When courts exclude married women from this framework, they mark them into a state of exception where their consent is not legally intelligible. It is the law itself which creates a hierarchy of victims and violence against married women is normalised, showing the inapplicability of the law in protecting married women.
This binary logic also breeds incoherence in the criminal law continuum. Judicial reasoning in FPM cases frequently hinges on irrelevant sociocultural stereotypes. In Uday v. State of Karnataka, for example, the Supreme Court suggested that promises of inter-caste marriage could never constitute deception because inter-caste unions were implausible to begin with. Judges have cited the “duration” of a relationship to conclude that consent must have been “free” – as though prolongation equals voluntariness. Such casual insertions of morality masquerading as legal principle render the law unpredictable, erratic, and divorced from the lived experiences of women.
In a recent case involving false promise to marry, the Allahabad High Court, reasoned that the sole fact of the impossibility of fulfilling the promise will not negate the allegation. The court’s point of inquiry was not from the legal validity or invalidity of the promise, but from the subjective knowledge and intent of the promiser.
The court’s hesitance to criminalisation is understandable.
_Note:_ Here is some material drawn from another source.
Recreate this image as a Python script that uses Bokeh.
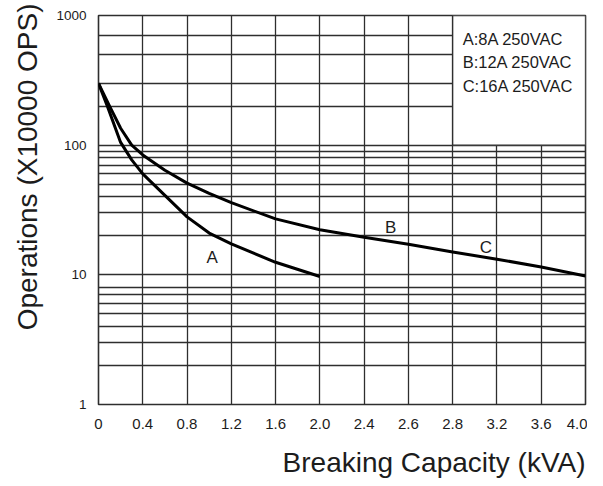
from bokeh.plotting import figure
from bokeh.models import FixedTicker, Label, Title
from bokeh.core.properties import value
from bokeh.embed import file_html
from bokeh.resources import INLINE

# ---- data ----
x_tick_labels = ["0", "0.4", "0.8", "1.2", "1.6", "2.0", "2.4", "2.6", "2.8", "3.2", "3.6", "4.0"]
y_tick_values = [1, 10, 100, 1000]
y_tick_labels = ["1", "10", "100", "1000"]
y_grid_values = [1, 2, 3, 4, 5, 6, 7, 8, 10, 20, 30, 40, 50, 60, 70, 80, 90, 100,
                 200, 300, 500, 700, 1000]

# curve A (8A 250VAC); x in tick-position units of the chart
curve_a_x = [0, 0.2, 0.5, 0.75, 1.0, 1.5, 2.0, 2.5, 3.0, 4.0, 5.0]
curve_a_y = [300, 200, 105, 77, 60, 41, 28, 21, 17.3, 12.5, 9.7]

# curve B / C (12A, 16A 250VAC)
curve_bc_x = [0, 0.25, 0.5, 0.75, 1.0, 1.5, 2.0, 2.5, 3.0, 4.0, 5.0, 6.0, 7.0, 8.0, 9.0, 10.0, 11.0]
curve_bc_y = [300, 200, 135, 100, 84, 64, 51, 42.5, 36, 27, 22.3, 19.5, 17.2, 15.0, 13.2, 11.5, 9.8]

curve_labels = ["A", "B", "C"]
curve_label_x = [2.57, 6.6, 8.75]
curve_label_y = [13.7, 23, 16.3]

legend_lines = ["A:8A 250VAC", "B:12A 250VAC", "C:16A 250VAC"]
x_title = "Breaking Capacity (kVA)"
y_title = "Operations (X10000 OPS)"

FONT = "Liberation Sans"
INK = "#1c1c1c"
GRID = "#2e2e2e"

x_pos = list(range(len(x_tick_labels)))

p = figure(frame_width=487, frame_height=389, y_axis_type="log",
           x_range=(x_pos[0], x_pos[-1]), y_range=(y_tick_values[0], y_tick_values[-1]),
           output_backend="svg", toolbar_location=None,
           min_border_left=98, min_border_right=2, min_border_top=15, min_border_bottom=74)
p.background_fill_color = "white"
p.border_fill_color = "white"
p.outline_line_color = GRID
p.outline_line_width = 1.6

p.xaxis.ticker = FixedTicker(ticks=x_pos)
p.xaxis.major_label_overrides = {i: lab for i, lab in zip(x_pos, x_tick_labels)}
p.xgrid.ticker = FixedTicker(ticks=x_pos)
p.yaxis.ticker = FixedTicker(ticks=y_tick_values)
p.yaxis.major_label_overrides = dict(zip(y_tick_values, y_tick_labels))
p.ygrid.ticker = FixedTicker(ticks=y_grid_values)

for ax in (p.xaxis, p.yaxis):
    ax.axis_line_color = None
    ax.major_tick_line_color = None
    ax.minor_tick_line_color = None
    ax.major_label_text_font = FONT
    ax.major_label_text_color = INK
p.xaxis.major_label_text_font_size = "15px"
p.xaxis.major_label_standoff = 8
p.yaxis.major_label_text_font_size = "13.5px"
p.yaxis.major_label_standoff = 6

p.grid.grid_line_color = GRID
p.grid.grid_line_width = 1.3
p.grid.grid_line_alpha = 1.0

# legend box (white area in the upper right)
box_left = x_pos[x_tick_labels.index("2.8")]
p.quad(left=[box_left], right=[x_pos[-1]], bottom=[y_tick_values[2]], top=[y_tick_values[3]],
       fill_color="white", line_color=GRID, line_width=1.3)
for i, t in enumerate(legend_lines):
    p.add_layout(Label(x=box_left, y=y_tick_values[3], x_offset=10, y_offset=-(23.5 + 23.4 * i),
                       text=t, text_font=FONT, text_font_size="16.5px", text_color=INK,
                       text_baseline="middle"))

p.line(curve_a_x, curve_a_y, line_width=3, line_color="black", line_join="round")
p.line(curve_bc_x, curve_bc_y, line_width=3, line_color="black", line_join="round")

p.text(x=curve_label_x, y=curve_label_y, text=curve_labels, text_align="center",
       text_baseline="middle", text_font=value(FONT), text_font_size="17px", text_color=INK)

# axis titles
xt = Title(text=x_title, align="right", text_font=FONT, text_font_size="28px",
           text_font_style="normal", text_color=INK, standoff=27)
p.add_layout(xt, "below")
yt = Title(text=y_title, align="right", vertical_align="middle", text_font=FONT,
           text_font_size="28px", text_font_style="normal", text_color=INK,
           standoff=20, offset=-12)
p.add_layout(yt, "left")

open("out.html", "w").write(file_html(p, INLINE))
However, married women must not go without remedy due to the all-or-nothing approach in FPM cases. Rather than shoehorning FPM prosecutions into the rape framework, a more nuanced criminal and civil continuum should be developed. Misrepresentation as to marriage may not always rise to the level of rape, but it remains a serious violation of sexual autonomy and dignity. This compels us to think of an alternative framework to rape and instead as a “rape-adjacent offence,” as some scholars describe. A principle of fair labelling where offences are described in terms that accurately match the underlying wrong – would situate such cases in their proper locus: deceptive exploitation, rather than “rape” narrowly conceived.
Scholar Mini Saxena emphasises that a majority of the women preferred civil remedies such as compensation. Civil remedies may also provide recognition without the blunt force of criminal stigmatisation, better aligning law with harm. In Deelip Singh, the court had granted a sum of 50000 as compensation to the complainant using its powers under Article 142, recognising the “trail of misery, ignominy and trauma” that the accused left behind. Such civil remedies provide for better prioritisation for the subjective experiences of women and frankly, prove more useful.
Conclusion
Ultimately, the greatest tragedy of these judgments is the refusal to acknowledge the subjective experiences of women, especially married women who find themselves deceived into relationships under coerced or fraudulent pretences. Instead of asking whether deception vitiated consent, courts retreat into categories of honour, chastity, and technical impossibility. The result is a formalism that functions as a social judgment: women who fall outside the bounds of judicial morality are treated as agents of their own misfortune.
When the law insists that a married woman cannot, as a matter of legal imagination, be deceived into an intimate relationship on a false promise of marriage, it is not merely foreclosing an interpretive category. It is reinforcing an older, more violent fiction: that women’s sexuality belongs to institutions of marriage, family, and community, rather than to themselves. And in this reinforcement, decades of feminist struggles to prise open the conceptual shackles binding sex to marriage are undone, folded back into the black-letter law of consent.